**EXERCISE REQUIREMENTS:** Write the lines out again, from the top of the material to the line containing "ax.set_ylim(0, 450e6)", pictures excluded.

**MATERIAL:**
□ □ □ □ □

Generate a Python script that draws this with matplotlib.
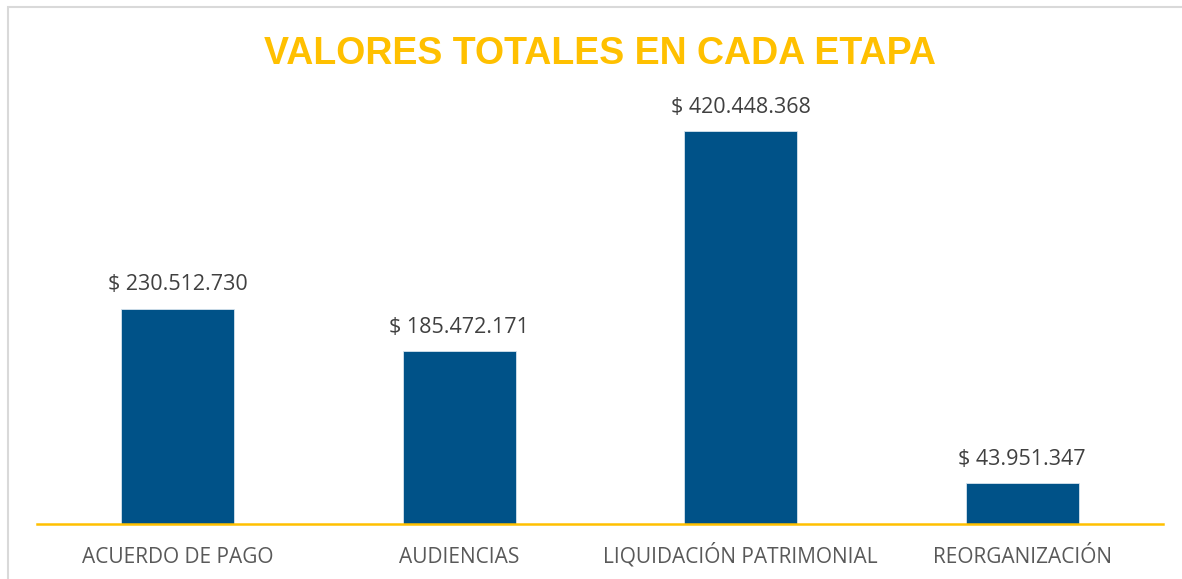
import numpy as np
import matplotlib.pyplot as plt
from matplotlib.patches import Rectangle

etapas = ['ACUERDO DE PAGO', 'AUDIENCIAS', 'LIQUIDACIÓN PATRIMONIAL', 'REORGANIZACIÓN']
valores = [230512730, 185472171, 420448368, 43951347]
etiquetas = ['$ 230.512.730', '$ 185.472.171', '$ 420.448.368', '$ 43.951.347']

W, H = 1182, 579
fig = plt.figure(figsize=(W / 100, H / 100), dpi=100)

# light chart border
fig.patches.append(Rectangle((8 / W, -0.1), 1.2, (H - 7) / H + 0.1,
                             transform=fig.transFigure, fill=False,
                             edgecolor='#d9d9d9', linewidth=1.5))

# axes placed in pixel coords
left, right, base, top = 37, 1163, 524, 103.4
ax = fig.add_axes([left / W, (H - base) / H, (right - left) / W, (base - top) / H])

x = np.arange(len(etapas))
ax.bar(x, valores, width=0.4, color='#005288', edgecolor='#d6e3ee', linewidth=0.6)
ax.set_xlim(-0.5, 3.5)
ax.set_ylim(0, 450e6)

for xi, v, lab in zip(x, valores, etiquetas):
    ax.text(xi, v + 14e6, lab, ha='center', va='bottom',
            fontsize=15.5, color='#404040', family='Open Sans')

for s in ['top', 'right', 'left']:
    ax.spines[s].set_visible(False)
ax.spines['bottom'].set_color('#ffc000')
ax.spines['bottom'].set_linewidth(1.8)
ax.set_yticks([])
ax.set_xticks(x)
ax.set_xticklabels(etapas, fontsize=15, color='#595959', family='Open Sans')
ax.tick_params(axis='x', length=0, pad=28)
for t in ax.get_xticklabels():
    t.set_va('baseline')

fig.text(600 / W, 1 - 54 / H, 'VALORES TOTALES EN CADA ETAPA', ha='center', va='center',
         fontsize=27, fontweight='bold', color='#ffc000', family='Liberation Sans')

fig.savefig('out.png', dpi=100)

□ □ □ □ □

**REPLY TO THE EXERCISE:**
Generate a Python script that draws this with matplotlib.
import numpy as np
import matplotlib.pyplot as plt
from matplotlib.patches import Rectangle

etapas = ['ACUERDO DE PAGO', 'AUDIENCIAS', 'LIQUIDACIÓN PATRIMONIAL', 'REORGANIZACIÓN']
valores = [230512730, 185472171, 420448368, 43951347]
etiquetas = ['$ 230.512.730', '$ 185.472.171', '$ 420.448.368', '$ 43.951.347']

W, H = 1182, 579
fig = plt.figure(figsize=(W / 100, H / 100), dpi=100)

# light chart border
fig.patches.append(Rectangle((8 / W, -0.1), 1.2, (H - 7) / H + 0.1,
                             transform=fig.transFigure, fill=False,
                             edgecolor='#d9d9d9', linewidth=1.5))

# axes placed in pixel coords
left, right, base, top = 37, 1163, 524, 103.4
ax = fig.add_axes([left / W, (H - base) / H, (right - left) / W, (base - top) / H])

x = np.arange(len(etapas))
ax.bar(x, valores, width=0.4, color='#005288', edgecolor='#d6e3ee', linewidth=0.6)
ax.set_xlim(-0.5, 3.5)
ax.set_ylim(0, 450e6)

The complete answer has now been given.